Tevy travels through a dangerous, sparsely populated world, short of gas and ammunition, where defending strong walls at night is essential to survival. His mission is to secure volunteers to aid the Chicago cantonments, but he’ll discover competing religions and old enmities among rival outposts will complicate his task.
Kayla, a woman who survived the apocalypse by abandoning her dorm in favor of a fortified college building, ventures with Tevy back to Chicago, along the way earning the respect of the volunteer militias during desperate engagements with marauding rippers.
But a dark secret and sectarian discord threaten to tear apart the human alliance in Chicago just as the rippers begin their offensive. Tevy and Kayla will need all their speed, fighting skill, and luck to survive chaotic nights of brave stands and frantic retreats.
They must learn to trust one another despite following different religions, and they need to keep their growing love a secret. But just as the battle nears the worst, they learn the greatest evil may not lurk with the rippers, but among fellow humans, and that their greatest challenge will be to save one little girl in the face of unspeakable betrayal.
It worked! Generation Apocalypse sailed through the first cut, which slashed the SF/F/H/Kitchen Sink category last March from roughly 2000 contestants to 400. I was delighted since I rank writing pitches on the fun scale right up there with going to the dentist for a root canal.
The next round is judged on the first 5,000 words of the novel, and the judges are Amazon Vine Reviewers: people who’ve been invited into the Amazon Vine Review program because so many customers have voted positively about their reviews. Many of my beta readers expressed certainty that Generation Apocalypse would make this cut because the opening is the strongest I’ve written to date. Alas, the bomb dropped in April: one of the two reviewers didn’t like the novel. Damn!
Viner One had lots to say, including great things like:
I loved the tension and excitement of your excerpt. The characters are complex and multi-dimensional and I couldn’t help being concerned about what would happen to them in the future.
Viner One also stated in the closing paragraph:
I would definitely want to read more of this book. Great characters well drawn, an interesting and believable setting, clear writing, and excellent use of tension. The world building isn’t over the top and doesn’t overpower the story. Well done.
But Viner Number Two had very little to say about the excerpt, panning it with comments like:
Whereas in the prologue, you’re rushing the pace of your story at the expense of sentence structure.
By the way, I didn’t cut that statement out of context. That was the first sentence of the paragraph that Viner Two wrote as a critique of the excerpt.

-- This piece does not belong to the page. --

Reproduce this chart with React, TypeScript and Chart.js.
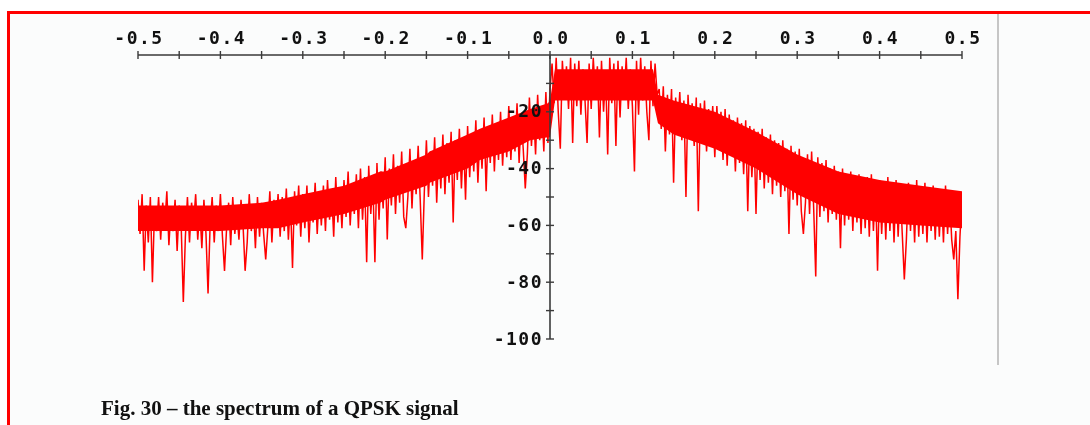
import React, { useEffect, useRef } from "react";
import { Chart, registerables } from "chart.js";

Chart.register(...registerables);

// Frequency grid (normalized frequency), one sample every FREQ_STEP
const FREQ_START = -0.5;
const FREQ_STEP = 0.0025;

// Spectrum in dB, negative frequencies (-0.5 .. -0.0025)
const spectrumNegDb: number[] = [
  -51, -63, -49, -76, -53, -66, -50, -80, -55, -62,
  -50, -65, -52, -60, -48, -67, -54, -62, -51, -69,
  -53, -61, -87, -64, -50, -66, -52, -59, -49, -65,
  -54, -68, -51, -63, -84, -60, -50, -66, -53, -62,
  -49, -64, -76, -61, -52, -67, -50, -63, -55, -65,
  -51, -60, -76, -66, -49, -62, -53, -68, -50, -64,
  -52, -63, -72, -61, -48, -66, -51, -60, -49, -64,
  -50, -62, -47, -65, -51, -75, -48, -60, -46, -64,
  -49, -61, -46, -66, -50, -59, -45, -63, -48, -60,
  -46, -62, -44, -58, -48, -64, -43, -59, -47, -61,
  -44, -57, -41, -60, -46, -56, -42, -61, -40, -58,
  -43, -73, -39, -56, -44, -73, -38, -58, -41, -54,
  -36, -65, -40, -53, -35, -56, -39, -52, -34, -57,
  -61, -50, -33, -54, -37, -49, -32, -51, -72, -48,
  -30, -50, -34, -46, -29, -52, -33, -47, -28, -49,
  -31, -45, -27, -59, -30, -44, -26, -47, -29, -51,
  -25, -43, -28, -41, -23, -45, -27, -40, -22, -48,
  -25, -38, -21, -41, -24, -37, -20, -39, -23, -36,
  -18, -37, -22, -34, -17, -38, -21, -33, -47, -35,
  -15, -32, -19, -35, -14, -30, -18, -34, -13, -31,
];

// Spectrum in dB, non-negative frequencies (0 .. 0.5)
const spectrumPosDb: number[] = [
  -12, -3, -17, -1, -20, -33, -2, -15, -4, -19,
  -1, -31, -3, -18, -2, -21, -5, -16, -31, -3,
  -19, -1, -14, -4, -29, -2, -20, -6, -35, -1,
  -17, -3, -32, -2, -22, -4, -15, -1, -19, -5,
  -18, -41, -2, -21, -1, -16, -4, -20, -30, -2,
  -18, -3, -14, -12, -26, -11, -34, -14, -28, -12,
  -45, -15, -27, -13, -30, -16, -50, -14, -29, -17,
  -32, -15, -55, -17, -31, -16, -34, -19, -30, -18,
  -36, -18, -33, -20, -37, -19, -39, -21, -35, -23,
  -41, -22, -38, -24, -42, -23, -55, -25, -43, -26,
  -56, -27, -44, -26, -47, -29, -45, -28, -49, -30,
  -46, -31, -50, -30, -48, -33, -63, -32, -51, -34,
  -53, -33, -55, -63, -52, -35, -56, -34, -54, -78,
  -36, -57, -38, -55, -37, -59, -40, -56, -39, -58,
  -41, -68, -40, -60, -42, -58, -41, -62, -43, -59,
  -42, -63, -44, -61, -43, -64, -42, -62, -45, -76,
  -44, -63, -46, -65, -43, -62, -45, -66, -44, -64,
  -46, -63, -79, -65, -45, -62, -47, -66, -44, -64,
  -47, -63, -45, -66, -48, -62, -46, -65, -47, -64,
  -48, -66, -46, -63, -49, -65, -72, -62, -86, -64,
  -50,
];

// Dense core of the noise band: frequency, upper and lower edge in dB
const bandFreqs = [
  -0.5, -0.45, -0.4, -0.35, -0.33, -0.3, -0.267, -0.25, -0.206, -0.2, -0.15, -0.146, -0.1, -0.085,
  -0.05, -0.024, -0.0025, 0.0, 0.006, 0.03, 0.06, 0.09, 0.125, 0.131, 0.15, 0.2, 0.25, 0.3,
  0.35, 0.4, 0.45, 0.5,
];
const bandUpperDb = [
  -53, -53, -53, -52, -51, -49, -47, -46, -41, -41, -35, -34, -28, -26,
  -22, -19, -17, -16, -5, -5, -5, -5, -5, -14, -16, -20, -27, -35,
  -41, -44, -46, -48,
];
const bandLowerDb = [
  -62, -62, -62, -61, -61, -59, -57, -56, -52, -51, -46, -45, -40, -37,
  -34, -30, -29, -29, -16, -16, -16, -16, -16, -24, -28, -33, -40, -49,
  -56, -59, -60, -61,
];

// Axis ticks
const xTickValues = [-0.5, -0.4, -0.3, -0.2, -0.1, 0.0, 0.1, 0.2, 0.3, 0.4, 0.5];
const xTickLabels = ["-0.5", "-0.4", "-0.3", "-0.2", "-0.1", "0.0", "0.1", "0.2", "0.3", "0.4", "0.5"];
const xMinorTickValues = [-0.45, -0.35, -0.25, -0.15, -0.05, 0.05, 0.15, 0.25, 0.35, 0.45];
const yTickValues = [-20, -40, -60, -80, -100];
const yTickLabels = ["-20", "-40", "-60", "-80", "-100"];
const yMinorTickValues = [-10, -30, -50, -70, -90];

const caption = "Fig. 30 \u2013 the spectrum of a QPSK signal";

const AXIS_FONT = "bold 18px 'DejaVu Sans Mono', monospace";
const AXIS_COLOR = "#3a3a3a";
const RED = "#ff0000";

const axesPlugin = {
  id: "crossAxes",
  afterDatasetsDraw(chart: any) {
    const ctx = chart.ctx as any;
    const xs = chart.scales.x;
    const ys = chart.scales.y;
    const y0 = ys.getPixelForValue(0);
    const x0 = xs.getPixelForValue(0);
    ctx.save();
    ctx.strokeStyle = AXIS_COLOR;
    ctx.fillStyle = "#111";
    ctx.lineWidth = 1.6;
    ctx.beginPath();
    ctx.moveTo(xs.getPixelForValue(-0.5), y0);
    ctx.lineTo(xs.getPixelForValue(0.5), y0);
    ctx.stroke();
    ctx.beginPath();
    ctx.moveTo(x0, y0);
    ctx.lineTo(x0, ys.getPixelForValue(-100));
    ctx.stroke();
    ctx.lineWidth = 1.4;
    [...xTickValues, ...xMinorTickValues].forEach((v) => {
      const px = xs.getPixelForValue(v);
      ctx.beginPath();
      ctx.moveTo(px, y0 - 4);
      ctx.lineTo(px, y0 + 4);
      ctx.stroke();
    });
    [...yTickValues, ...yMinorTickValues].forEach((v) => {
      const py = ys.getPixelForValue(v);
      ctx.beginPath();
      ctx.moveTo(x0 - 4, py);
      ctx.lineTo(x0 + 4, py);
      ctx.stroke();
    });
    ctx.font = AXIS_FONT;
    ctx.letterSpacing = "1.5px";
    ctx.textAlign = "center";
    ctx.textBaseline = "alphabetic";
    xTickValues.forEach((v, i) => {
      ctx.fillText(xTickLabels[i], xs.getPixelForValue(v) + 1, y0 - 11);
    });
    ctx.textAlign = "right";
    ctx.textBaseline = "middle";
    yTickValues.forEach((v, i) => {
      ctx.fillText(yTickLabels[i], x0 - 7, ys.getPixelForValue(v) + 1);
    });
    ctx.restore();
  },
};

export default function App() {
  const canvasRef = useRef<HTMLCanvasElement | null>(null);

  useEffect(() => {
    if (!canvasRef.current) return;
    const all = [...spectrumNegDb, ...spectrumPosDb];
    const points = all.map((y, i) => ({ x: FREQ_START + i * FREQ_STEP, y }));
    const upper = bandFreqs.map((f, i) => ({ x: f, y: bandUpperDb[i] }));
    const lower = bandFreqs.map((f, i) => ({ x: f, y: bandLowerDb[i] }));
    const chart = new Chart(canvasRef.current, {
      type: "line",
      data: {
        datasets: [
          {
            data: upper,
            borderWidth: 0,
            borderColor: RED,
            backgroundColor: RED,
            pointRadius: 0,
            fill: false,
          },
          {
            data: lower,
            borderWidth: 0,
            borderColor: RED,
            backgroundColor: RED,
            pointRadius: 0,
            fill: "-1",
          },
          {
            data: points,
            borderColor: RED,
            borderWidth: 1.5,
            borderJoinStyle: "bevel",
            pointRadius: 0,
            tension: 0,
            fill: false,
          },
        ],
      },
      options: {
        responsive: false,
        animation: false,
        events: [],
        layout: { padding: { left: 138, right: 128, top: 55, bottom: 86 } },
        scales: {
          x: { type: "linear", min: -0.5, max: 0.5, display: false },
          y: { type: "linear", min: -100, max: 0, display: false },
        },
        plugins: { legend: { display: false }, tooltip: { enabled: false } },
      },
      plugins: [axesPlugin],
    });
    return () => chart.destroy();
  }, []);

  return (
    <div
      style={{
        position: "fixed",
        left: 0,
        top: 0,
        width: 1090,
        height: 425,
        background: "#ffffff",
        overflow: "hidden",
      }}
    >
      <div
        style={{
          position: "absolute",
          left: 7,
          top: 11,
          width: 1200,
          height: 600,
          border: "3px solid #ff0000",
          background: "#fbfcfc",
        }}
      />
      <div
        style={{
          position: "absolute",
          left: 997,
          top: 14,
          width: 2,
          height: 351,
          background: "#c6c6c6",
        }}
      />
      <canvas
        ref={canvasRef}
        width={1090}
        height={425}
        style={{ position: "absolute", left: 0, top: 0, width: 1090, height: 425 }}
      />
      <div
        style={{
          position: "absolute",
          left: 101,
          top: 398,
          fontFamily: "'Liberation Serif', 'Times New Roman', serif",
          fontWeight: "bold",
          fontSize: 21,
          lineHeight: "21px",
          color: "#111",
          whiteSpace: "nowrap",
        }}
      >
        {caption}
      </div>
    </div>
  );
}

I’m happy to say that my editors, both of whom work full time jobs editing, disagree with Viner Two. There was nothing wrong with the sentence structure. Luckily, I was warned on the forums by previous contestants that, like submitting to an agent or editor, it’s all a subjective crap shoot. If you luck out and get two reviewers who like your work, you’re on to the quarter finals.
That was the cut I had hoped to make, because then Publisher’s Weekly reads the whole manuscript and offers a review. That’s why I entered the contest. That’s what I wanted to be able to put on the product page of Generation Apocalypse: a (hopefully) positive review from a trusted source.

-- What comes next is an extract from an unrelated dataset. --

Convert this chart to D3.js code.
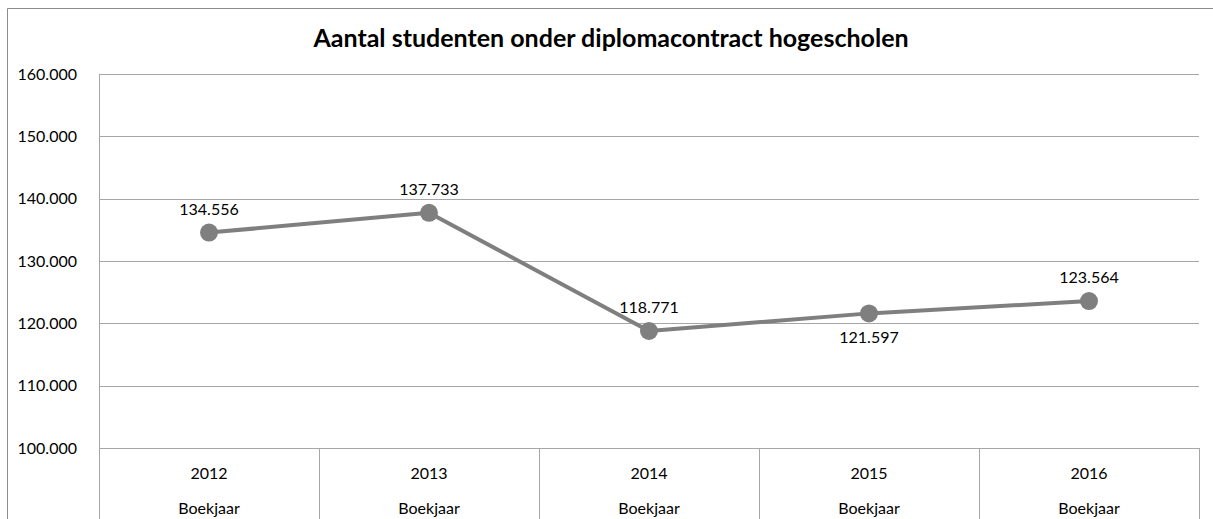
<!DOCTYPE html>
<html>
<head>
<meta charset="utf-8">
<script src="https://cdn.jsdelivr.net/npm/d3@7"></script>
<style>
  html, body { margin: 0; padding: 0; background: #fff; }
  svg { display: block; }
  text { font-family: Lato, "Open Sans", sans-serif; fill: #000; }
</style>
</head>
<body>
<svg id="chart" width="1213" height="519"></svg>
<script>
// Students under diploma contract, per fiscal year
const years = ["2012", "2013", "2014", "2015", "2016"];
const groupLabel = "Boekjaar";
const students = [134556, 137733, 118771, 121597, 123564];
const labelSide = ["above", "above", "above", "below", "above"];
const yTicks = [100000, 110000, 120000, 130000, 140000, 150000, 160000];
const title = "Aantal studenten onder diplomacontract hogescholen";

const W = 1213, H = 519;
const plot = { left: 99, right: 1199, top: 74, bottom: 448 };

const nl = d3.formatLocale({ decimal: ",", thousands: ".", grouping: [3], currency: ["€ ", ""] });
const fmt = nl.format(",d");

const svg = d3.select("#chart");

const x = d3.scaleBand().domain(years).range([plot.left, plot.right]).paddingInner(0).paddingOuter(0);
const y = d3.scaleLinear().domain([100000, 160000]).range([plot.bottom, plot.top]);

const gridColor = "#a6a6a6";
const lineColor = "#7f7f7f";

// outer chart frame
svg.append("path")
  .attr("d", `M7.5,${H + 2}V8.5H${W + 2}`)
  .attr("fill", "none")
  .attr("stroke", "#8c8c8c")
  .attr("stroke-width", 1);

// title
svg.append("text")
  .attr("x", 611)
  .attr("y", 47)
  .attr("text-anchor", "middle")
  .attr("font-weight", "bold")
  .attr("font-size", 25)
  .text(title);

// horizontal gridlines + value labels
const yAxis = d3.axisLeft(y)
  .tickValues(yTicks)
  .tickFormat(fmt)
  .tickSize(-(plot.right - plot.left))
  .tickPadding(22);

const gy = svg.append("g")
  .attr("transform", `translate(${plot.left},0)`)
  .call(yAxis);
gy.select(".domain").remove();
gy.selectAll(".tick line")
  .attr("stroke", gridColor)
  .attr("shape-rendering", "crispEdges");
gy.selectAll(".tick text")
  .attr("font-size", 16)
  .attr("font-family", "Lato, sans-serif")
  .attr("fill", "#000");

// vertical value-axis line
svg.append("line")
  .attr("x1", plot.left).attr("x2", plot.left)
  .attr("y1", plot.top).attr("y2", H + 2)
  .attr("stroke", gridColor)
  .attr("shape-rendering", "crispEdges");

// category separators (multi-level axis)
const bounds = years.map(d => x(d)).concat([x(years[years.length - 1]) + x.bandwidth()]);
svg.append("g").selectAll("line")
  .data(bounds)
  .join("line")
  .attr("x1", d => d).attr("x2", d => d)
  .attr("y1", plot.bottom).attr("y2", H + 2)
  .attr("stroke", gridColor)
  .attr("shape-rendering", "crispEdges");

// category labels
const cat = svg.append("g").selectAll("g")
  .data(years)
  .join("g")
  .attr("transform", d => `translate(${x(d) + x.bandwidth() / 2},0)`);
cat.append("text")
  .attr("y", 479)
  .attr("text-anchor", "middle")
  .attr("font-size", 16)
  .text(d => d);
cat.append("text")
  .attr("y", 514)
  .attr("text-anchor", "middle")
  .attr("font-size", 16)
  .text(groupLabel);

// series line
const pts = years.map((yr, i) => ({ yr, v: students[i], side: labelSide[i] }));
const cx = d => x(d.yr) + x.bandwidth() / 2;

svg.append("path")
  .datum(pts)
  .attr("fill", "none")
  .attr("stroke", lineColor)
  .attr("stroke-width", 4)
  .attr("stroke-linejoin", "round")
  .attr("d", d3.line().x(cx).y(d => y(d.v)));

// markers
svg.append("g").selectAll("circle")
  .data(pts)
  .join("circle")
  .attr("cx", cx)
  .attr("cy", d => y(d.v))
  .attr("r", 9)
  .attr("fill", lineColor);

// data labels
svg.append("g").selectAll("text")
  .data(pts)
  .join("text")
  .attr("x", cx)
  .attr("y", d => y(d.v) + (d.side === "above" ? -18 : 30))
  .attr("text-anchor", "middle")
  .attr("font-size", 16)
  .text(d => fmt(d.v));
</script>
</body>
</html>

Sure, it would have been fun to win the whole shebang (a $50,000 publishing contract with Amazon) but the odds of getting the PW review were pretty good, making the time and effort to put together my entry worthwhile.

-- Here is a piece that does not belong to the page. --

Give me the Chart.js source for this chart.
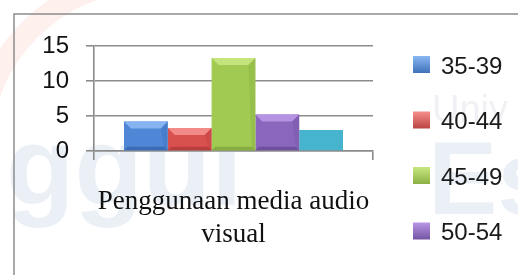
<!DOCTYPE html>
<html><head><meta charset="utf-8">
<script src="https://cdn.jsdelivr.net/npm/chart.js@4/dist/chart.umd.min.js"></script>
<style>html,body{margin:0;padding:0;background:#fff;overflow:hidden}#wrap{width:518px;height:275px;position:relative}</style>
</head><body><div id="wrap"><canvas id="c" width="518" height="275"></canvas></div>
<script>
const categories = [["Penggunaan media audio", "visual"]];
const seriesNames = ["35-39", "40-44", "45-49", "50-54", "55-59"];
const values35_39 = [4.2];
const values40_44 = [3.3];
const values45_49 = [13.3];
const values50_54 = [5.2];
const values55_59 = [3.0];
const yTicks = [0, 5, 10, 15];

const seriesValues = [values35_39, values40_44, values45_49, values50_54, values55_59];
const baseColors = ["#4f86d6", "#d9514f", "#a0ca52", "#8a67bd", "#46b3cf"];
const lightColors = ["#86b4f0", "#f28b88", "#c6e47e", "#b592e2", "#46b3cf"];
const darkColors = ["#3a6db5", "#b83f3d", "#86ad3f", "#6f509e", "#46b3cf"];

const watermark = {
  id: 'watermark',
  beforeDraw(chart) {
    const ctx = chart.ctx;
    ctx.save();
    ctx.fillStyle = '#ffffff';
    ctx.fillRect(0, 0, chart.width, chart.height);
    ctx.strokeStyle = 'rgba(240,130,110,0.12)';
    ctx.lineWidth = 22;
    ctx.beginPath();
    ctx.arc(150, 150, 170, Math.PI * 1.08, Math.PI * 1.42);
    ctx.stroke();
    ctx.fillStyle = '#ebf0f7';
    ctx.font = 'bold 112px "Liberation Sans"';
    ctx.textBaseline = 'alphabetic';
    ctx.fillText('ggul', 6, 205);
    ctx.font = 'bold 104px "Liberation Sans"';
    ctx.fillText('Es', 428, 214);
    ctx.fillStyle = '#eff1f4';
    ctx.font = '38px "Liberation Sans"';
    ctx.fillText('Univ', 432, 122);
    ctx.restore();
  }
};

const bevel = {
  id: 'bevel',
  afterDatasetsDraw(chart) {
    const ctx = chart.ctx;
    ctx.save();
    chart.data.datasets.forEach((ds, i) => {
      const meta = chart.getDatasetMeta(i);
      meta.data.forEach(el => {
        const p = el.getProps(['x', 'y', 'width', 'base'], true);
        const l = p.x - p.width / 2, r = p.x + p.width / 2, t = p.y, b = p.base;
        const e = 7;
        if (i === 4) return;
        ctx.fillStyle = lightColors[i];
        ctx.beginPath();
        ctx.moveTo(l, t); ctx.lineTo(r, t); ctx.lineTo(r - e, t + e); ctx.lineTo(l + e, t + e); ctx.closePath();
        ctx.fill();
        ctx.fillStyle = darkColors[i];
        ctx.beginPath();
        ctx.moveTo(l, b); ctx.lineTo(r, b); ctx.lineTo(r - e * 0.5, b - e * 0.5); ctx.lineTo(l + e * 0.5, b - e * 0.5); ctx.closePath();
        ctx.fill();
        ctx.globalAlpha = 0.35;
        ctx.beginPath();
        ctx.moveTo(r, t); ctx.lineTo(r, b); ctx.lineTo(r - e * 0.5, b - e * 0.5); ctx.lineTo(r - e, t + e); ctx.closePath();
        ctx.fill();
        ctx.globalAlpha = 1;
      });
    });
    ctx.restore();
  }
};

const frameLegend = {
  id: 'frameLegend',
  afterDraw(chart) {
    const ctx = chart.ctx;
    ctx.save();
    ctx.strokeStyle = '#8c8c8c';
    ctx.lineWidth = 1.5;
    ctx.strokeRect(14, 14, 520, 280);
    ctx.font = '24px "Liberation Sans"';
    ctx.textBaseline = 'middle';
    ctx.textAlign = 'left';
    chart.data.datasets.forEach((ds, i) => {
      const cy = 66 + i * 55.5;
      const g = ctx.createLinearGradient(0, cy - 9, 0, cy + 8);
      g.addColorStop(0, lightColors[i]);
      g.addColorStop(1, darkColors[i]);
      ctx.fillStyle = g;
      ctx.fillRect(413, cy - 10, 17, 17);
      ctx.fillStyle = '#1a1a1a';
      ctx.fillText(ds.label, 441, cy + 1);
    });
    ctx.restore();
  }
};

new Chart(document.getElementById('c'), {
  type: 'bar',
  data: {
    labels: categories,
    datasets: seriesNames.map((n, i) => ({
      label: n,
      data: seriesValues[i],
      backgroundColor: baseColors[i],
      borderWidth: 0,
      categoryPercentage: 0.785,
      barPercentage: 1.0
    }))
  },
  options: {
    responsive: false,
    animation: false,
    devicePixelRatio: 1,
    layout: { padding: { top: 46, right: 145, left: 0, bottom: 0 } },
    plugins: { legend: { display: false }, tooltip: { enabled: false } },
    scales: {
      y: {
        min: 0, max: 15,
        afterBuildTicks: s => { s.ticks = yTicks.map(v => ({ value: v })); },
        afterFit: s => { s.width = 94; },
        ticks: { font: { family: 'Liberation Sans', size: 24 }, color: '#111', padding: 17 },
        grid: { color: '#8c8c8c', lineWidth: 1.6, tickLength: 8 },
        border: { color: '#8c8c8c', width: 1.6 }
      },
      x: {
        afterFit: s => { s.height = 124; },
        ticks: { font: { family: 'Liberation Serif', size: 27 }, color: '#111', padding: 26, maxRotation: 0 },
        grid: { offset: true, drawOnChartArea: false, color: '#8c8c8c', lineWidth: 1.6, tickLength: 9 },
        border: { color: '#8c8c8c', width: 1.6 }
      }
    }
  },
  plugins: [watermark, bevel, frameLegend]
});
</script></body></html>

I’ve been a bad boy over the last year. I haven’t promoted my novels at all, and I’m a year late finishing book three. My sales have crashed as a result. I admit that getting deep into the Amazon contest was one way to quickly get some reviews and publicity. In other words, I was being lazy, hoping for a long shot contest to drag me out of the sales doldrums.
The good news is I’m invigorated by finishing Heretics Fall, and I think I’ve found a new editor, who will get the work just as soon as the beta readers have finished commenting. I’m ready to start a program of self-promotion and marketing.
I tried a quick and easy path to publishing success, and it was educational, but now it’s time to get to work and find success on my own. It won’t be easy, but it’ll be satisfying.